Of particular interest to me was the flexibility of such rituals, to which many who have done fieldwork can attest. As Paul Richards says in the article, “burial rituals were flexible… the spirits are totally practical!” The lede to the article is a story about a family that is trying to bury a pregnant woman who died – they want to remove the fetus according to tradition, but healthcare workers won’t have it. The solution? They found a ritualist who said that a reparation ritual would correct any problems caused by burying the woman without following customary rituals.
The idea of flexibility in ritual has been around for a while. Many rituals were only recent codified, and so many “requirements” and “customs” can be molded to fit what’s needed and what’s available. In my own line of work, Tim Allen’s argument that the traditionalist response to the ICC intervention in northern Uganda essentially invented universal Acholi reconciliation rituals where there hadn’t really been any before comes to mind.
Anyways, digression over. Back to Ebola.
After assigning these articles and discussing them with my students, yesterday I saw another article by Maxmen on the topic of Ebola, this time on the wide gap between money being donated to the cause and money being paid to frontline medical personnel. From Newsweek:
Hundreds, if not thousands, of nurses and other frontline staff fighting Ebola have been underpaid throughout the outbreak – and many remain so today.

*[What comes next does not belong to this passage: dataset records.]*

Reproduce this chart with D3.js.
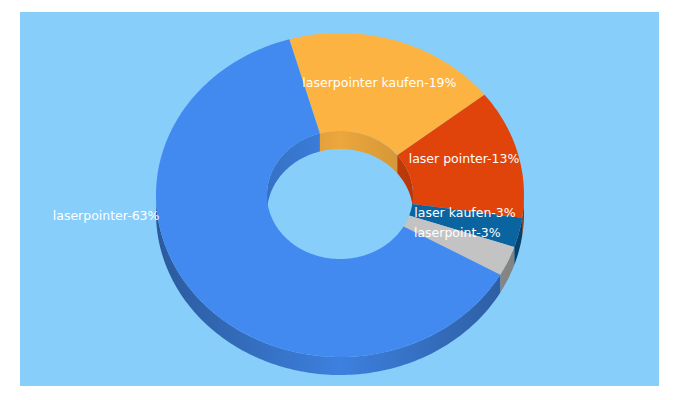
<!DOCTYPE html>
<html><head><meta charset="utf-8">
<script src="https://cdn.jsdelivr.net/npm/d3@7/dist/d3.min.js"></script>
<style>body{margin:0;background:#fff}</style></head>
<body><svg id="c" width="680" height="400"></svg>
<script>
const categories = ["laserpointer kaufen","laser pointer","laser kaufen","laserpoint","laserpointer"];
const values = [19,13,3,3,63];
const colors = ["#FDB342","#E0440A","#0A64A0","#C3C3C3","#428AF0"];

const svg = d3.select("#c");
svg.append("rect").attr("x",20).attr("y",12).attr("width",639).attr("height",374).attr("fill","#87CEFA");
const cx=340, cy=195, rx=184, ry=162, irx=73, iry=64, depth=18;
const start = -16*Math.PI/180;
const pie = d3.pie().sort(null).value(d=>d).startAngle(start).endAngle(start+2*Math.PI);
const arcs = pie(values);
const P=(t,a,b,dy=0)=>[cx+a*Math.sin(t), cy-b*Math.cos(t)+dy];
function samp(t0,t1){const n=Math.max(2,Math.ceil(Math.abs(t1-t0)/0.02));return d3.range(n+1).map(i=>t0+(t1-t0)*i/n);}
const defs=svg.append("defs");
colors.forEach((c,i)=>{
  const g=defs.append("linearGradient").attr("id","g"+i).attr("gradientUnits","userSpaceOnUse")
   .attr("x1",cx-rx).attr("x2",cx+rx).attr("y1",0).attr("y2",0);
  const d=d3.color(c).darker(1.2), m=d3.color(c).darker(0.2);
  g.append("stop").attr("offset","0").attr("stop-color",d);
  g.append("stop").attr("offset","0.5").attr("stop-color",m);
  g.append("stop").attr("offset","1").attr("stop-color",d);
});
const line=d3.line();
// outer walls (front half: t in [PI/2, 3PI/2] mod 2PI)
function clipRange(a0,a1,lo,hi){const out=[];for(let k=-1;k<=1;k++){const L=lo+2*Math.PI*k,H=hi+2*Math.PI*k;const s=Math.max(a0,L),e=Math.min(a1,H);if(e>s)out.push([s,e]);}return out;}
arcs.forEach((a,i)=>{
  clipRange(a.startAngle,a.endAngle,Math.PI/2,3*Math.PI/2).forEach(([s,e])=>{
    const ts=samp(s,e);
    const pts=ts.map(t=>P(t,rx,ry)).concat(ts.slice().reverse().map(t=>P(t,rx,ry,depth)));
    svg.append("path").attr("d",line(pts)+"Z").attr("fill",`url(#g${i})`);
  });
});
// inner walls (back half)
arcs.forEach((a,i)=>{
  clipRange(a.startAngle,a.endAngle,-Math.PI/2,Math.PI/2).forEach(([s,e])=>{
    const ts=samp(s,e);
    const pts=ts.map(t=>P(t,irx,iry)).concat(ts.slice().reverse().map(t=>P(t,irx,iry,depth)));
    svg.append("path").attr("d",line(pts)+"Z").attr("fill",`url(#g${i})`);
  });
});
// top faces
arcs.forEach((a,i)=>{
  const ts=samp(a.startAngle,a.endAngle);
  const pts=ts.map(t=>P(t,rx,ry)).concat(ts.slice().reverse().map(t=>P(t,irx,iry)));
  svg.append("path").attr("d",line(pts)+"Z").attr("fill",colors[i]);
});
// labels
const labelShift=[[0,-4],[0,-6],[0,-8],[0,-8],[-133,-48]];
arcs.forEach((a,i)=>{
  const m=(a.startAngle+a.endAngle)/2;
  const [x,y]=P(m,(rx+irx)/2,(ry+iry)/2);
  svg.append("text").attr("x",x+labelShift[i][0]).attr("y",y+labelShift[i][1])
    .attr("text-anchor","middle").attr("dominant-baseline","middle")
    .attr("fill","#fff").attr("font-family","DejaVu Sans, sans-serif").attr("font-size",12.5)
    .text(categories[i]+"-"+values[i]+"%");
});
</script></body></html>
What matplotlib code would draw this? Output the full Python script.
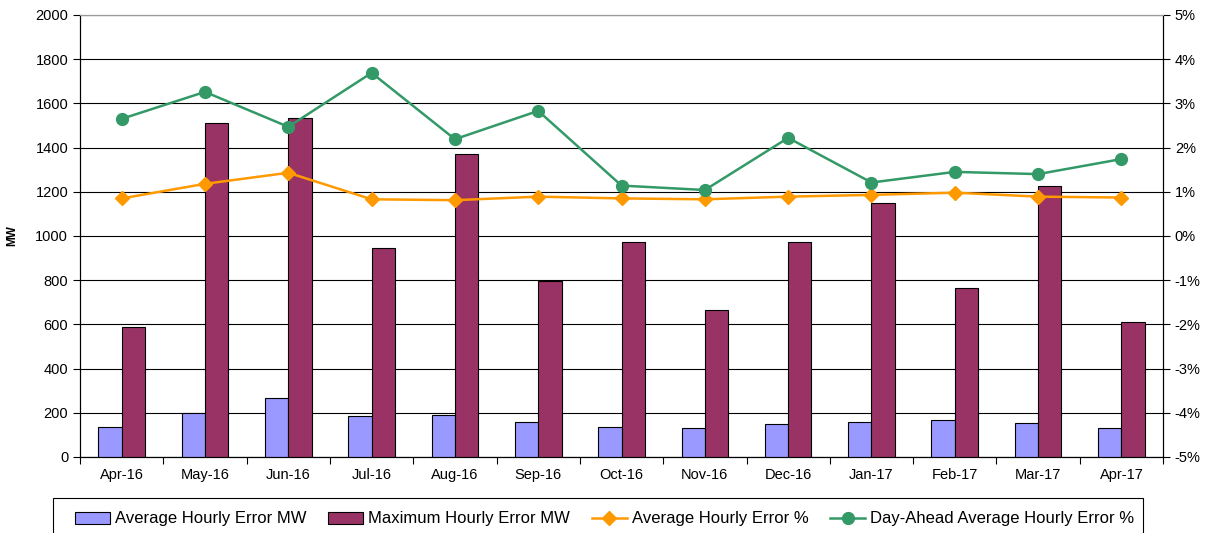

The lack of pay is not simply a matter of corrupt officials stealing donor money, because so-called “hazard pay” was issued through direct payments to frontline workers starting in November, then electronic payments to bank accounts and mobile phones beginning in December. The problems appear to be twofold: first, Sierra Leone’s national health system has been so underfunded for so long, that it was a monumental challenge to document all of the country’s care workers and set up payment distribution channels to them. Second, it turns out that relatively little money was set aside for local frontline staff within Sierra Leone’s health system in the first place. In fact, less than 2% of €2.9bn ($3.3bn) in donations to fight Ebola in West Africa were earmarked for them. Instead, the vast majority of money, donated from the taxpayers of the UK, the US and two-dozen other countries, went directly to Western agencies, more than 100 non-governmental organisations (NGOs), and to the UN.
[…]
When I visited Kenema Hospital in February, graffiti on one wall of the Ebola isolation area read: “Please pay us.” By then, nurse Kabba had cared for more than 420 Ebola patients, and had lost several friends. She had not received most of the €80 ($92) weekly allowance she’d been promised since September. Nurses around the country were in similar positions. “We hear about money pouring in, but it is not getting to us,” Kabba said. “People are eating the money, people who do not come here. We are pleading nationwide, we have sacrificed our lives.”

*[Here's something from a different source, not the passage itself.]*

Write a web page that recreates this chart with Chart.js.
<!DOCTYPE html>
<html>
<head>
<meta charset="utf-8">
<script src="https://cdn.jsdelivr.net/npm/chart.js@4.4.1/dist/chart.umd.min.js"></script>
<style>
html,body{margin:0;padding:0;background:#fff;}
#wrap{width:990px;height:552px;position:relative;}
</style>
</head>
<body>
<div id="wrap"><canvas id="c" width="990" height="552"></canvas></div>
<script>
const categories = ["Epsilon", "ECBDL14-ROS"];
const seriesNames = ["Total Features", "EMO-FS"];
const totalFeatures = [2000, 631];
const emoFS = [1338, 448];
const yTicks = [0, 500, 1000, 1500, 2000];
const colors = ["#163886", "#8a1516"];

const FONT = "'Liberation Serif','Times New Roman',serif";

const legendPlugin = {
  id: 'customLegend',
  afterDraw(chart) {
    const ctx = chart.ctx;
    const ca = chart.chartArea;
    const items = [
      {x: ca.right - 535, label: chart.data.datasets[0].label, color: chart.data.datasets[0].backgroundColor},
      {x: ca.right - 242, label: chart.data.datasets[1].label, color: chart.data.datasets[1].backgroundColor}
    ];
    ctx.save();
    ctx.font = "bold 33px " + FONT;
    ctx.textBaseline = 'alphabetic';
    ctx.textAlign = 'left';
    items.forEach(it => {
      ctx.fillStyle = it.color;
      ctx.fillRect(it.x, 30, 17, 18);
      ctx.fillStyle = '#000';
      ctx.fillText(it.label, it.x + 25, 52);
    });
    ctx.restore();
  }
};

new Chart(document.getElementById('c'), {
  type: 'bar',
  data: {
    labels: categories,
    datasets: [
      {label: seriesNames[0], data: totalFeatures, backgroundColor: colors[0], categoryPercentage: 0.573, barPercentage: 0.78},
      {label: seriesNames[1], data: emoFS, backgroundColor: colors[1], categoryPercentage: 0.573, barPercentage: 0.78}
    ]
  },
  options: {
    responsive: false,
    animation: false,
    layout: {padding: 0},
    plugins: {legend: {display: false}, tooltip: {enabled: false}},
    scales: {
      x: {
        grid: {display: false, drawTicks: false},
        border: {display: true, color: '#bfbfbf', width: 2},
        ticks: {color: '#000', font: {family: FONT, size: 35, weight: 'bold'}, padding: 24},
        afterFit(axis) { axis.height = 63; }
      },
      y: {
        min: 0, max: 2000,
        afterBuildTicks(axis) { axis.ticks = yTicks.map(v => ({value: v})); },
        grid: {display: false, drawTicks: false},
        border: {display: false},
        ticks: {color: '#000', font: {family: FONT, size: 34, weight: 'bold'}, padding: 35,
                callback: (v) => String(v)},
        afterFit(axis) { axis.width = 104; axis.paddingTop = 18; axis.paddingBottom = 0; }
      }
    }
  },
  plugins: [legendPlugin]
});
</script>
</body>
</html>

When I spoke with Kabba’s boss, District Medical Officer Mohamed Vandi, he acknowledged that his health force had been sorely neglected. “I am not hopeful for the future,” he said. As Ebola ebbed, world leaders had begun to make promises about improving fragile African health systems. Vandi looked on sceptically. “If we could not get support when the virus was here, I wonder how we could get it when the virus is gone?”
The whole article is well-worth reading, as it outlines how international agencies tried to implement payment programs isolated from corrupt government officials, but also bypassed numerous nurses. There’s also a strong critique of international NGOs’ tendency to do everything on their own rather than improve the state’s existing (and weak) healthcare infrastructure. For those studying aid, development, and public health, there’s worthwhile stuff here.